Personal information
- Full name: Tommy Williams
- Date of birth: 12 September 1909
- Date of death: 14 January 1990 (aged 80)
- Original team(s): East Brunswick
- Height: 174 cm (5 ft 9 in)
- Weight: 76 kg (168 lb)
- Position(s): Half-back flank

Playing career^{1}
- Years: Club / Games (Goals)
- 1928–1937: Fitzroy / 136 (41)

Coaching career
- Years: Club / Games (W–L–D)
- 1964: Fitzroy / 1 (0–1–0)
- ^{1} Playing statistics correct to the end of 1937.

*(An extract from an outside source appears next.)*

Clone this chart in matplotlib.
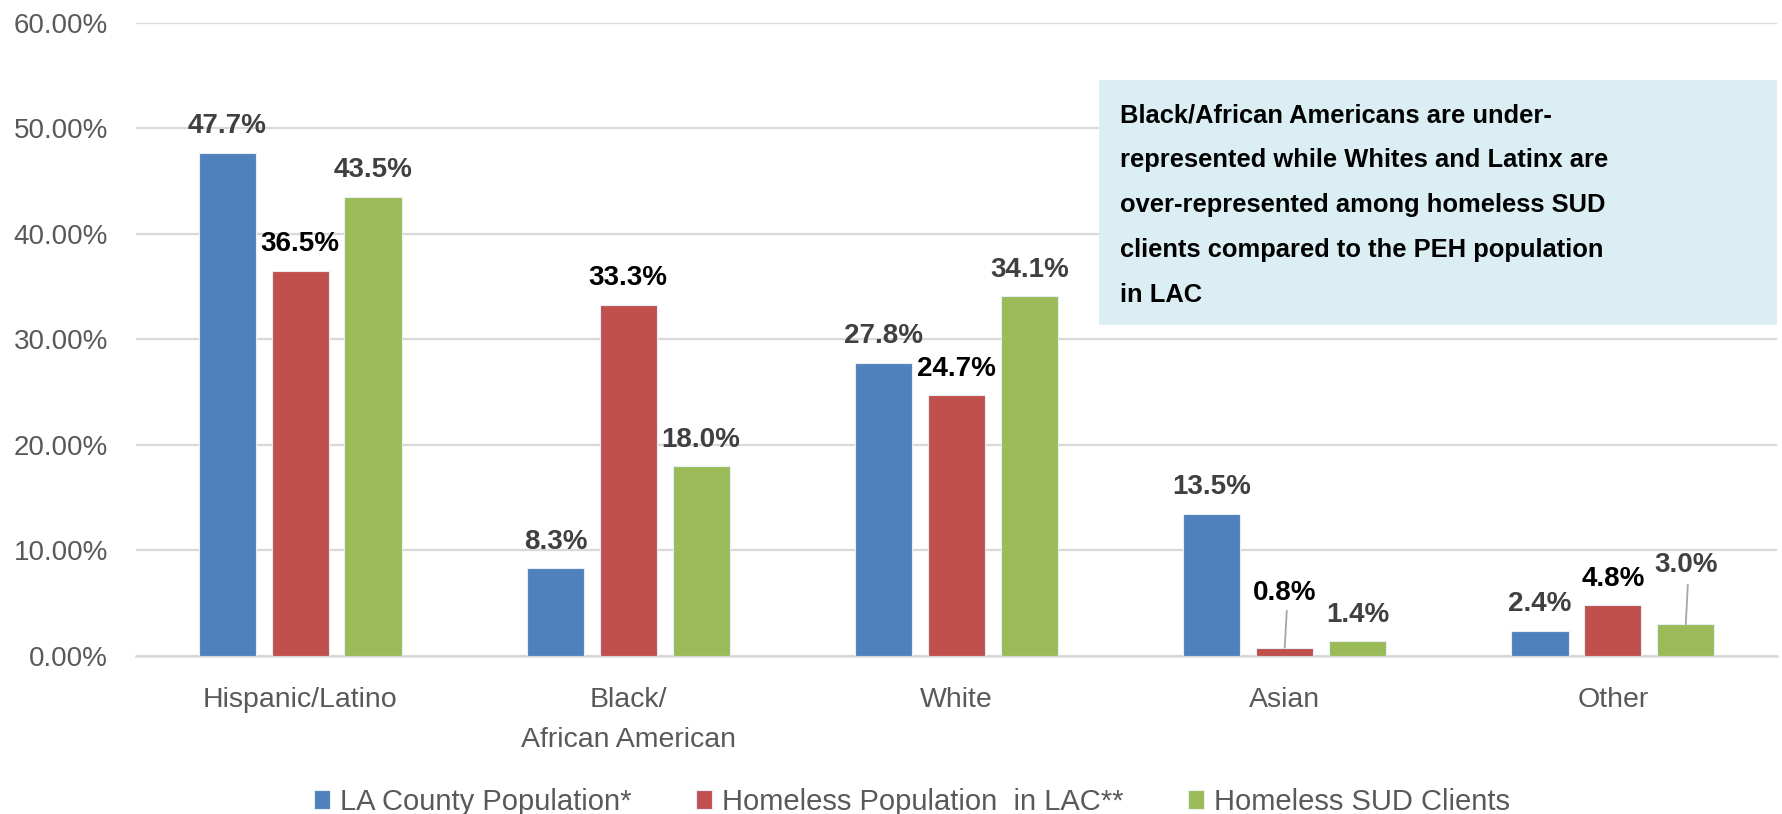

= Tommy Williams (Australian footballer) =

Australian rules footballer, born 1909

Tommy Williams (12 September 1909 – 14 January 1990) was an Australian rules footballer who played for Fitzroy in the Victorian Football League (VFL).

A half-back flanker, Williams was at Fitzroy during a particularly weak period for the club where they failed to makes the finals in each season he played. The East Brunswick recruit represented the VFL in three interstate matches and later returned to Fitzroy as coach of the under-19s. On one occasion, in 1964, he filled in as coach of the seniors when Kevin Murray was unavailable.